但是,这片贫瘠的土地也造就了诗的田野。黄治文正是亲眼见证了苦难中的人民,才将乡愁化作了诗。
“我的好多作品都是与北山的命运、北山人的命运联系起来去写的。”他在诗中写道,“我拿出毕生的信仰,捍卫我对故乡的痴情和北山的爱意。”
在黄治文的诗作中,红柳、柠条与白杨是他最多的意象。
“红柳随风摇曳/振臂诵咏黄土地和命运抗争的诗篇/柠条吐绿滴翠/抚琴吟唱生命在逆境中涅槃的恋曲。”
“我写它们时写的是一种精神,这种精神是北山人自强不息的精神。”
黄治文向我们介绍,甘肃日报社的文艺部主任牛庆国也对诗歌情有独钟,他读过特别多的乡愁诗,但黄治文的诗让他耳目一新。
“他的诗既没有过度渲染绝境中的困难和苦涩,也没有把村庄写成乌托邦式的村落,他的诗歌既描述了困境,又跳跃出了困境,让人能够读到一种希望,看到了从困境中崛起的人的精神。”

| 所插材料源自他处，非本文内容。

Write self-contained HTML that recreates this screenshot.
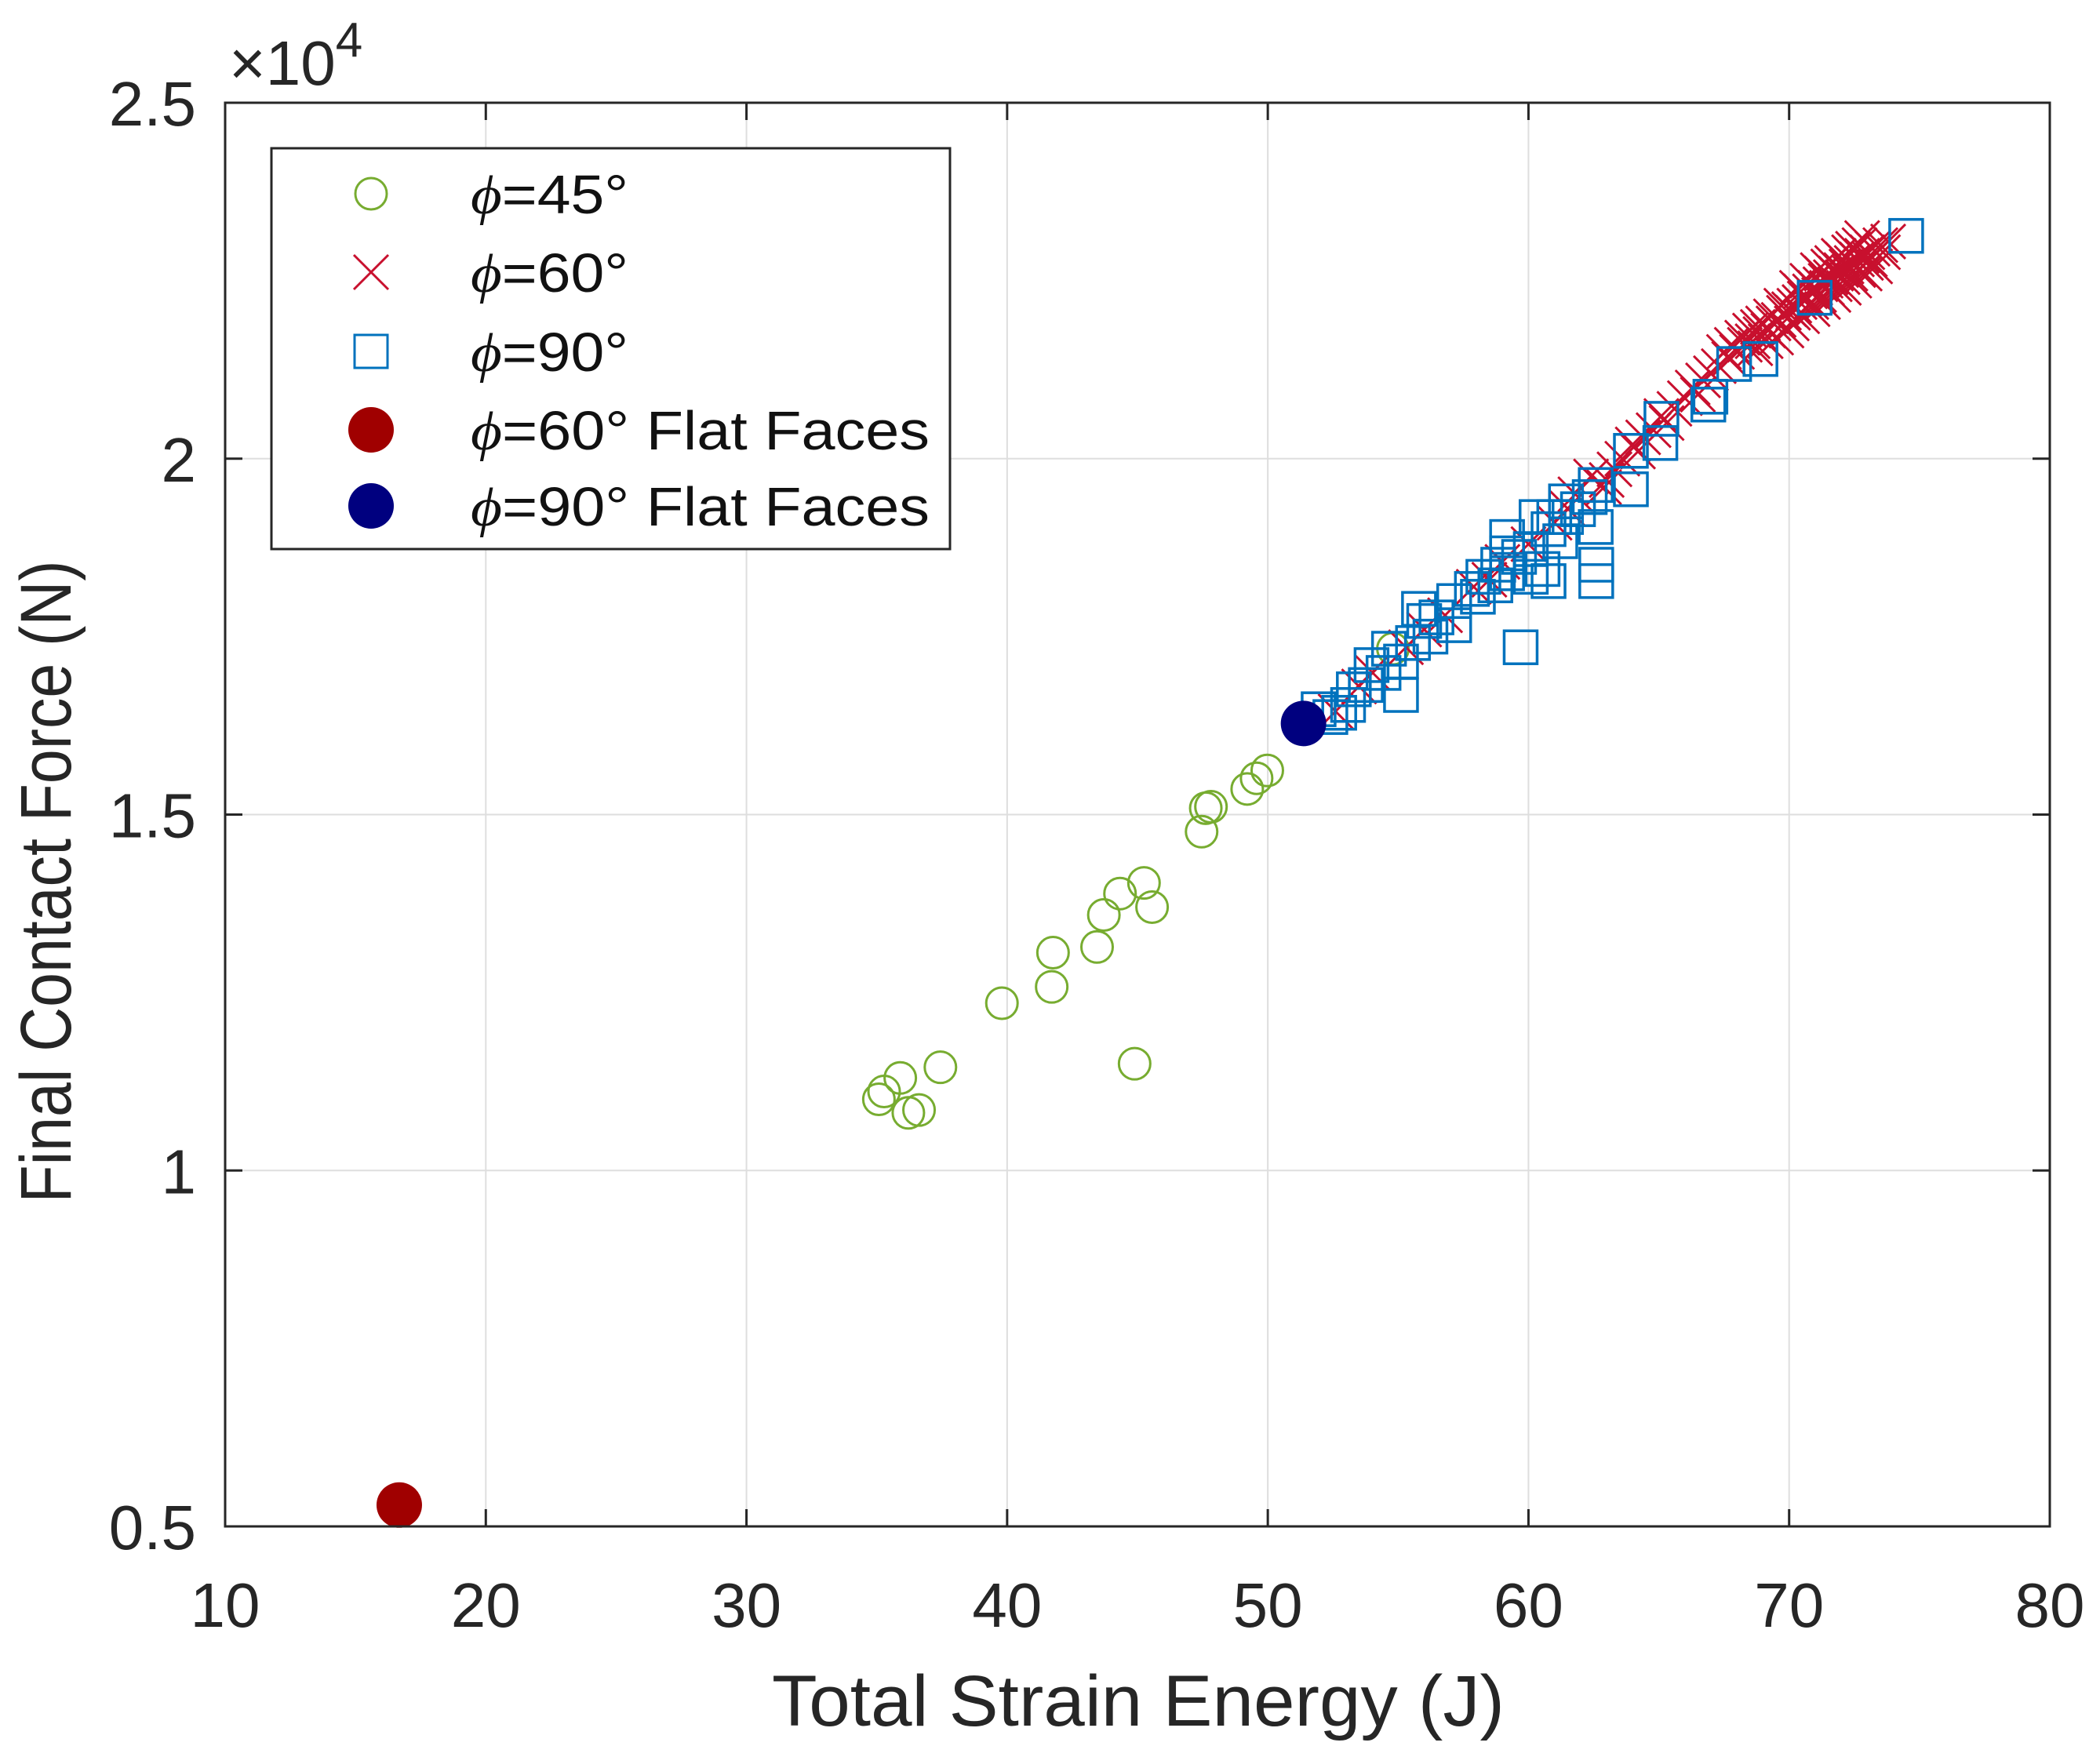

正如他在诗中写道:“身居北山/我居然歌颂苍凉/歌颂在苍凉下晃动的那些身影/佝偻的身子/请看/他们何时低下过头……”
黄治文在讲述他与北山的故事 康蕊/摄
“雪正大,风吹不走诗与远方”
黄治文虽是农民,但出生于书香之家,他对于文学的喜爱从小就开始了。“我的老父亲是自学成才的,有着古典文学的造诣,就是一个地地道道的老读书人。”在父亲的熏陶和教导之下,黄治文和他的兄弟四人自小便爱好读书。
黄治文从20世纪80年代就开始写诗,在1988年发表了第一篇作品。但他也曾停止过写作十多年,直到2010年才重新拾起笔开始写作。回忆这段经历时,他表情变得凝重,深深地叹了口气,说:“为了生活嘛,为了养家糊口,把一些爱好放弃的时候也有。”虽然写作停止了,但是黄治文对于阅读和写作的挚爱从没有停止。
“诗歌是调节生活情趣的一种方式。”黄治文这样总结诗歌与生活的关系。他自觉自己在文学理论上掌握不多,他的诗歌主要来源于自己在生活上的阅历和积累,以及对生活的认知和感悟,“我主要凭感觉写诗”。
黄治文写的诗(图片由受访者本人提供)
黄治文始终记得自己第一次投稿的情形。1988年,黄治文所在的村子第一次通上了电灯,他写下了一首小诗《我们村亮起了电灯》。豆腐块大小的文字,黄治文工工整整地誊写在白纸上,再小心翼翼地装进信封,寄往兰州晚报社。几天后,刊载着这首小诗的样报和四块钱稿费一并寄了回来。黄治文兴奋极了,拿着四块钱买回来六七本书。
黄治文的散文诗集在出版时,一本书由牛庆国为它作序,另一本序则采用“大家之言”——他把平时与其它诗人和作家的微信交流,或是其它形式的简短评论串联起来,作为了散文诗集的序言。“它有两层含义:第一个是给我写这些话的都是大家,第二个就是广义上的‘众说之言’,它代表了很普遍的一些声音。”
妻子与敦煌:农民诗人的浪漫与温柔
“我的妻子是我写的诗的第一个读者。”他给妻子写的诗,多到可以出一本书了。
“我打开行囊/往事像河流一样涌出封口/那些珍藏多年的碎件/犹如一串闪光的钓钩/此时我才发现/我的心竟是/蓝色的海子里游动的一尾鱼。”黄治文对待妻子,有种独特的温柔。
敦煌是黄治文心中的圣地,他想去敦煌看看,但是一直没有机会。黄治文就在书中寻找敦煌的影子,在脑海中勾勒着对敦煌的诗学想象。“向一粒沙问道/向一块石磕头/敦煌是我长跪不起的名词/陷进驼峰的落日/沙岘吹奏的笛音漠风是一个沧桑赶路的僧人。”黄治文想过退休后卸下身上的工作担子,去敦煌、去祖国河山更多地方看看,说到这儿,黄治文的眼中闪起了光。
“大地苍茫,我是一个用心掘金的人。”
“大地苍茫,我是一个用心掘金的人。”黄治文在诗集《在北山的陶罐里淘洗时光》的结尾处写下了他对诗歌的真诚。
“有机会,你们来北山看看。”临走时,黄治文对我们说,眼里望着远方。